Family in central Minnesota says police chief trespassed, committed animal cruelty.
Phoenix Turnbull, 5, holds one of his pet chickens in his family’s back yard in Atwater. The town’s police chief killed one of the boy’s chickens in August. “I came home to find the chicken’s head lying in front of its coop,” Turnbull’s mother said.
To 5-year-old Phoenix, the red hen was a pet. Her son snuggled it “like a puppy,” mother Ashley Turnbull said. He often carted it to the sandbox in a small wagon.
But to police and some neighbors in Atwater, Minn., the chicken was a nuisance. Not allowed under city ordinance.
After getting another complaint, Police Chief Trevor Berger stopped by Turnbull’s house and decapitated the small hen with a shovel. As news got out of the Aug. 16 incident, neighborhood tension in the central Minnesota city turned into national outrage.
“I came home to find the chicken’s head lying in front of its coop,” Turnbull said by phone. “No note left on the door. He just left the head.”
In a complaint to the city, Turnbull argued that Berger trespassed and committed animal cruelty in killing the chicken, which they called Carson Petey. But Berger said Tuesday evening that he was just trying to respond to a neighbor’s repeated complaints and protect a nearby elementary school from a chicken on the loose.
“I did not have any clue that this was Phoenix’s pet,” he said, sighing deeply. “I feel terribly about it.
“I’m going to apologize to him in person in just a few minutes.”
In retrospect, Berger believes he “should have used the power of the courts,” he said, giving the property owners a citation that perhaps would have led to a fine.
On Wednesday night, the City Council will discuss the chief’s actions and whether they’ve nixed any chance of an ordinance allowing back yard chickens — a proposal the council had asked Berger to draft earlier this summer. Thanks to neighbors’ complaints and the day’s controversy, that idea seems unlikely to move forward, City Clerk Goldie Smith said Tuesday.
Atwater’s current ordinance prohibits residents from keeping chickens or other fowl. “Fowl or animals kept contrary to the provisions” in the ordinance “are hereby declared a public nuisance and may be abated according to law,” according to the rule, in place since 1960.
This spring, Turnbull and her fiancé gave Phoenix three baby hens and two ducks as a birthday present — not knowing fowl weren’t allowed. But she later learned that a city ordinance prohibits the animals. On Aug. 7, an officer stopped by Turnbull’s home and told her to get rid of the chickens and ducks, a police report shows.
Looking back, Turnbull wishes she had taken that visit more seriously. But she also believes there should have been “a process — verbal, then written.”
She’s grateful that she returned home before Phoenix and was able to discard the head of his beloved hen. She had hoped to break the news to him gently, but the child next door, who had seen the incident, was quick to announce the news, she said: “The cops killed your chicken!”

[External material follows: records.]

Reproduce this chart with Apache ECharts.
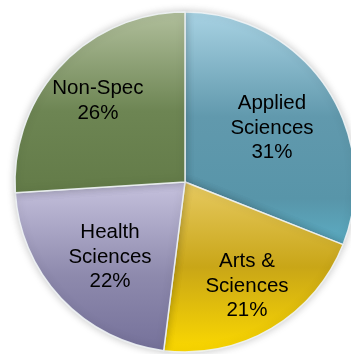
<!DOCTYPE html>
<html>
<head>
<meta charset="utf-8">
<script src="https://cdn.jsdelivr.net/npm/echarts@6/dist/echarts.min.js"></script>
<style>
  html, body { margin: 0; padding: 0; background: #fff; }
  #chart { width: 351px; height: 354px; }
</style>
</head>
<body>
<div id="chart"></div>
<script>
// Enrolment share by division
const divisions = ['Applied Sciences', 'Arts & Sciences', 'Health Sciences', 'Non-Spec'];
const shares = [31, 21, 22, 26];

// Vertical gradient stops for each slice (top -> bottom)
const sliceGradients = [
  [[0, '#a9d3e4'], [0.45, '#6199ad'], [0.8, '#5895a9'], [1, '#5cadc4']],
  [[0, '#e7ca62'], [0.5, '#c9a617'], [1, '#fcd900']],
  [[0, '#c6c2de'], [0.55, '#8e8aad'], [1, '#75719a']],
  [[0, '#b1bf9c'], [0.55, '#6d8553'], [1, '#637b48']]
];

// Label placement: fraction of the radius, and a small angular nudge (degrees)
const labelDistance = [0.602, 0.712, 0.624, 0.70];
const labelNudge = [2.4, -0.2, -1.8, -0.25];

const cx = 185, cy = 182, R = 170;
const total = shares.reduce((a, b) => a + b, 0);

const chart = echarts.init(document.getElementById('chart'), null, { renderer: 'canvas' });

chart.setOption({
  animation: false,
  series: [{
    type: 'pie',
    center: [cx, cy],
    radius: R,
    startAngle: 90,
    clockwise: true,
    avoidLabelOverlap: false,
    label: {
      show: true,
      position: 'inside',
      color: '#000',
      fontFamily: 'Liberation Sans, Arial, sans-serif',
      fontSize: 20.5,
      lineHeight: 24.5,
      align: 'center',
      formatter: p => p.name.replace(/ (?=\S+$)/, '\n') + '\n' + p.value + '%'
    },
    labelLine: { show: false },
    labelLayout: params => {
      const i = params.dataIndex;
      let before = 0;
      for (let k = 0; k < i; k++) before += shares[k];
      const mid = (before + shares[i] / 2) / total * 2 * Math.PI + labelNudge[i] * Math.PI / 180;
      const d = labelDistance[i] * R;
      return {
        x: cx + d * Math.sin(mid),
        y: cy - d * Math.cos(mid),
        align: 'center',
        verticalAlign: 'middle'
      };
    },
    itemStyle: {
      borderColor: 'rgba(240,244,246,0.9)',
      borderWidth: 1.5,
      shadowBlur: 8,
      shadowColor: 'rgba(0,0,0,0.22)'
    },
    emphasis: { disabled: true },
    data: divisions.map((name, i) => ({
      name,
      value: shares[i],
      itemStyle: {
        color: new echarts.graphic.LinearGradient(0, 0, 0, 1,
          sliceGradients[i].map(s => ({ offset: s[0], color: s[1] })))
      }
    }))
  }]
});
</script>
</body>
</html>
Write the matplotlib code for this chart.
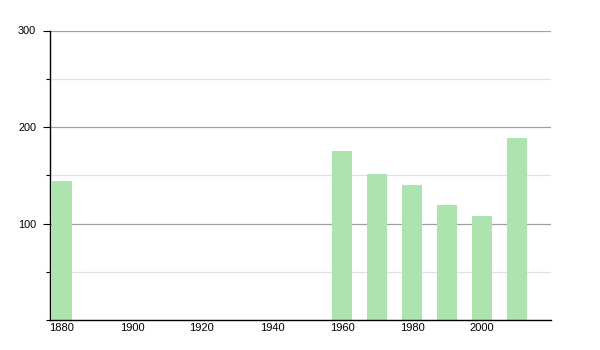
import matplotlib
matplotlib.use("Agg")
import matplotlib.pyplot as plt
from matplotlib.ticker import MultipleLocator

years = [1880, 1960, 1970, 1980, 1990, 2000, 2010]
population = [144, 175, 151, 140, 119, 108, 189]
xticks = [1880, 1900, 1920, 1940, 1960, 1980, 2000]
yticks = [100, 200, 300]

plt.rcParams['font.family'] = ['Liberation Sans', 'DejaVu Sans']

fig = plt.figure(figsize=(6, 3.5), dpi=100)
ax = fig.add_axes([50/600, 30/350, 501/600, 289.5/350])

ax.bar(years, population, width=5.9, color='#ade3ae', edgecolor='none', zorder=2)

ax.set_xlim(1876.6, 2019.7)
ax.set_ylim(0, 300)
ax.set_xticks(xticks)
ax.set_yticks(yticks)
ax.yaxis.set_minor_locator(MultipleLocator(50))
ax.grid(axis='y', which='major', color='#a0a0a0', linewidth=0.9, zorder=0)
ax.grid(axis='y', which='minor', color='#e2e2e2', linewidth=0.9, zorder=0)

for s in ['top', 'right']:
    ax.spines[s].set_visible(False)
for s in ['left', 'bottom']:
    ax.spines[s].set_color('black')
    ax.spines[s].set_linewidth(1.0)
    ax.spines[s].set_zorder(3)

ax.tick_params(axis='x', length=0, pad=2, labelsize=8, colors='black')
ax.tick_params(axis='y', which='major', length=5, width=0.8, pad=5, labelsize=7.8)
ax.tick_params(axis='y', which='minor', length=3, width=0.8)

fig.savefig('out.png', dpi=100)
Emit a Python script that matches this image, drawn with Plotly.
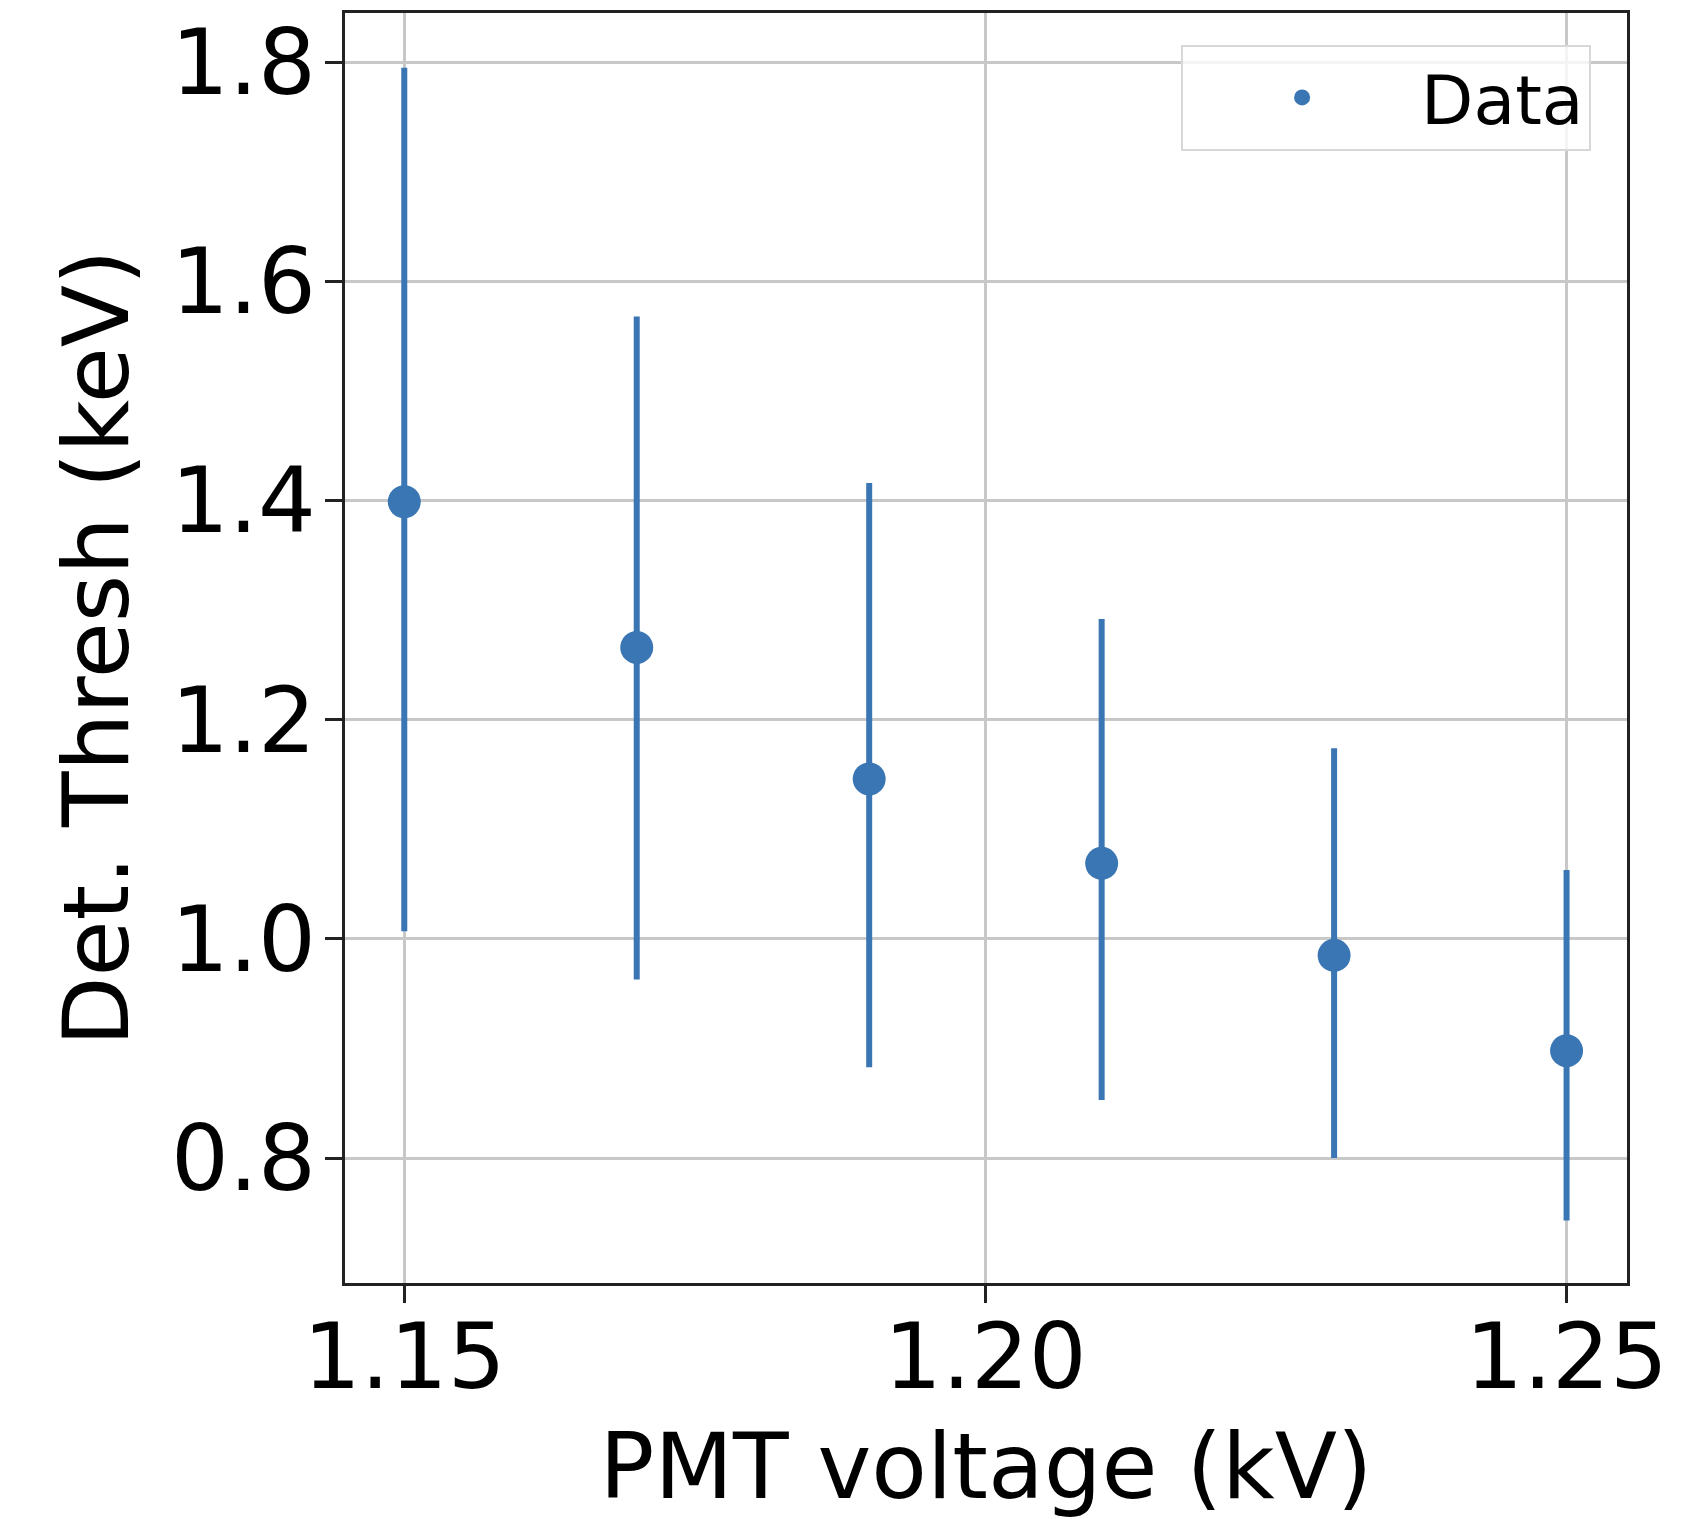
import plotly.graph_objects as go

voltage = [1.15, 1.17, 1.19, 1.21, 1.23, 1.25]
thresh = [1.399, 1.266, 1.146, 1.069, 0.985, 0.898]
err_up = [0.396, 0.302, 0.270, 0.223, 0.189, 0.165]
err_down = [0.392, 0.303, 0.263, 0.216, 0.185, 0.155]

x_ticks = [1.15, 1.20, 1.25]
y_ticks = [0.8, 1.0, 1.2, 1.4, 1.6, 1.8]

color = "#3a76b3"
font = "DejaVu Sans"
fs = 91

fig = go.Figure()
fig.add_trace(go.Scatter(
    x=voltage, y=thresh, mode="markers", name="Data",
    marker=dict(size=33, color=color),
    error_y=dict(type="data", symmetric=False, array=err_up, arrayminus=err_down,
                 color=color, thickness=6, width=0),
))

axis_common = dict(
    showline=True, linecolor="#222", linewidth=3, mirror=True,
    ticks="outside", ticklen=17, tickwidth=3, tickcolor="#222",
    showgrid=True, gridcolor="#c8c8c8", gridwidth=3,
    zeroline=False, automargin=False,
    tickfont=dict(family=font, size=fs, color="black"),
)

fig.update_xaxes(
    range=[1.1449, 1.2552], tickvals=x_ticks, tickformat=".2f",
    ticklabelstandoff=-24,
    title=dict(text="PMT voltage (kV)", font=dict(family=font, size=fs, color="black"), standoff=33),
    **axis_common,
)
fig.update_yaxes(
    range=[0.686, 1.845], tickvals=y_ticks, tickformat=".1f",
    ticklabelstandoff=-9,
    title=dict(text="Det. Thresh (keV)", font=dict(family=font, size=fs, color="black"), standoff=13),
    **axis_common,
)

fig.update_layout(
    width=1702, height=1519,
    margin=dict(l=345, r=75, t=13, b=236),
    plot_bgcolor="white", paper_bgcolor="white",
    showlegend=True,
    legend=dict(
        x=0.972, y=0.975, xanchor="right", yanchor="top",
        bgcolor="rgba(255,255,255,0.8)", bordercolor="#d8d8d8", borderwidth=2,
        font=dict(family=font, size=68, color="black"),
        itemwidth=228,
    ),
)

fig.write_html("out.html")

Driving to the house, Berger did not intend to kill the chicken, he said by phone. But after learning that the family wasn’t home, worrying about the diseases chickens carry, and chasing the chicken around the yard, he reached for a shovel. He did not mean to leave the head behind, he added.
“I was concerned about the public health issue,” Berger said. “There are little kids over there who are playing. I don’t want them to get sick.”
The police report of the incident notes a neighbor’s complaint of “a chicken at large.”
The hen was “roaming free in the back yard” when Berger arrived, the report says. He tried to corral the chicken into the fenced area but failed, the police report continues. “Chicken was then destroyed on scene.”
The hen was “the same chicken that a neighbor had taken pictures of roaming free,” the report notes.
Neighbor Dick Rierson had complained before to the City Council that the pen was filthy, passing around photos. His wife alerted the police to the hen on the loose, the police report shows.
“You want rats in your neighborhood?” Rierson said Tuesday by phone. “That’s what happens if you don’t keep [the coop] clean.”
Rierson believes Berger did the right thing, he said, because police have a duty to enforce the city’s ordinances.
“He didn’t really have a choice,” he said. “It sounds like he tried to do his job and did it as best as he could.
“Have you ever tried to catch a chicken?”